Dunn concludes his book with a brief discussion of the limits judicial policymaking and other education policy proposals to deal with KCMSD’s problems. It is relatively easy for a judge to strike down laws and policies that lead to segregation. It is much more difficult for a judge to formulate solutions for an underperforming school system. The latter requires public support and cooperation, which was clearly lacking in the Kansas City case. The educational policy lesson from the case was that money alone cannot solve the problem. Other proposed solutions include an expansion of charter schools, changes in how the school board is elected, eliminating the KCMSD and absorbing it into the suburban districts, vouchers, and finally a state takeover. Dunn suggests that the latter option is the most likely and that the state could put in its own administration, or contract it out like Pennsylvania did in Philadelphia.

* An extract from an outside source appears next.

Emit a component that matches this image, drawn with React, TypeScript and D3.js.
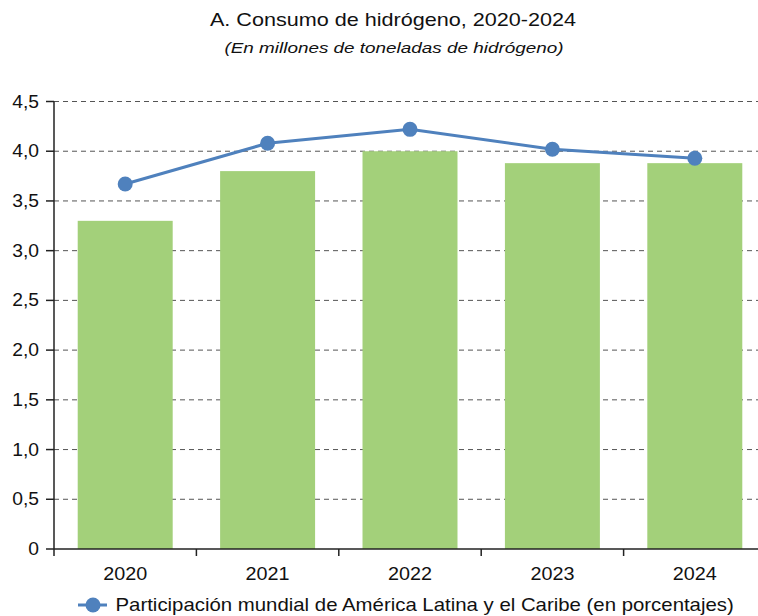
import React from "react";
import * as d3 from "d3";

const years = ["2020", "2021", "2022", "2023", "2024"];
const consumption = [3.3, 3.8, 4.0, 3.88, 3.88];
const share = [3.67, 4.08, 4.22, 4.02, 3.93];
const yTicks = [0, 0.5, 1, 1.5, 2, 2.5, 3, 3.5, 4, 4.5];
const title = "A. Consumo de hidrógeno, 2020-2024";
const subtitle = "(En millones de toneladas de hidrógeno)";
const legendLabel = "Participación mundial de América Latina y el Caribe (en porcentajes)";

const W = 758;
const H = 616;
const FONT = "'Liberation Sans', Arial, sans-serif";

function SText(props: {
  x: number;
  y: number;
  sx: number;
  size: number;
  anchor?: string;
  italic?: boolean;
  children: React.ReactNode;
}) {
  const { x, y, sx, size, anchor = "start", italic = false, children } = props;
  return (
    <text
      transform={`translate(${x},${y}) scale(${sx},1)`}
      textAnchor={anchor}
      fontSize={size}
      fontStyle={italic ? "italic" : "normal"}
      fill="#111"
    >
      {children}
    </text>
  );
}

export default function App() {
  const x = d3.scaleBand<string>().domain(years).range([54, 766]).paddingInner(0.333).paddingOuter(0.1665);
  const y = d3.scaleLinear().domain([0, 4.5]).range([549, 101.5]);
  const line = d3
    .line<number>()
    .x((_, i) => (x(years[i]) as number) + x.bandwidth() / 2)
    .y((d) => y(d));
  const fmt = (v: number) => (v === 0 ? "0" : d3.format(".1f")(v).replace(".", ","));
  const step = x.step();

  return (
    <svg width={W} height={H} style={{ position: "absolute", left: 0, top: 0, background: "#fff" }} fontFamily={FONT}>
      <SText x={393} y={26} sx={1.2} size={18} anchor="middle">{title}</SText>
      <SText x={394} y={53} sx={1.22} size={15.5} anchor="middle" italic>{subtitle}</SText>

      {yTicks.filter((t) => t > 0).map((t) => (
        <line key={"g" + t} x1={54} x2={W} y1={y(t)} y2={y(t)} stroke="#555" strokeWidth={1} strokeDasharray="5,4" />
      ))}

      {years.map((yr, i) => (
        <rect key={yr} x={x(yr)} y={y(consumption[i])} width={x.bandwidth()} height={y(0) - y(consumption[i])} fill="#a3d07a" />
      ))}

      <line x1={54} x2={54} y1={101.5} y2={549} stroke="#222" strokeWidth={1.5} />
      <line x1={54} x2={W} y1={549} y2={549} stroke="#222" strokeWidth={1.5} />
      {yTicks.map((t) => (
        <g key={"t" + t}>
          <line x1={46} x2={54} y1={y(t)} y2={y(t)} stroke="#222" strokeWidth={1.5} />
          <SText x={39} y={y(t) + 6} sx={1.1} size={17.5} anchor="end">{fmt(t)}</SText>
        </g>
      ))}
      {years.map((yr, i) => (
        <g key={"x" + yr}>
          <line x1={54 + step * i} x2={54 + step * i} y1={549} y2={556} stroke="#222" strokeWidth={1.5} />
          <SText x={(x(yr) as number) + x.bandwidth() / 2} y={579.5} sx={1.13} size={17.5} anchor="middle">{yr}</SText>
        </g>
      ))}
      <line x1={54 + step * 5} x2={54 + step * 5} y1={549} y2={556} stroke="#222" strokeWidth={1.5} />

      <path d={line(share) || ""} fill="none" stroke="#4f81bd" strokeWidth={3} />
      {share.map((v, i) => (
        <circle key={"c" + i} cx={(x(years[i]) as number) + x.bandwidth() / 2} cy={y(v)} r={7.5} fill="#4f81bd" />
      ))}

      <line x1={78} x2={107} y1={605} y2={605} stroke="#4f81bd" strokeWidth={3} />
      <circle cx={93} cy={605} r={7.5} fill="#4f81bd" />
      <SText x={115.5} y={610.5} sx={1.165} size={17.5}>{legendLabel}</SText>
    </svg>
  );
}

In conclusion, Joshua Dunn has written a highly informative and readable book that nicely blends legal and policy analysis. COMPLEX JUSTICE provides the reader with a comprehensive understanding of the historical, political, and social issues involved in MISSOURI v. JENKINS. The book would make excellent assigned reading in courses on civil liberties/civil rights or judicial policymaking.


BROWN v. BOARD OF EDUCATION, 347 U.S. 483 (1954).

FREEMAN v. PITTS, 503 U.S. 467(1993).


KEYES v. DENVER SCHOOL DISTRICT NO. 1, 413 US. 189 (1973).

MILLIKEN v. BRADLEY, 418 U.S. 717 (1974).

MISSOURI v. JENKINS, 495 U.S. 33 (1990), 515 U.S. 70 (1995).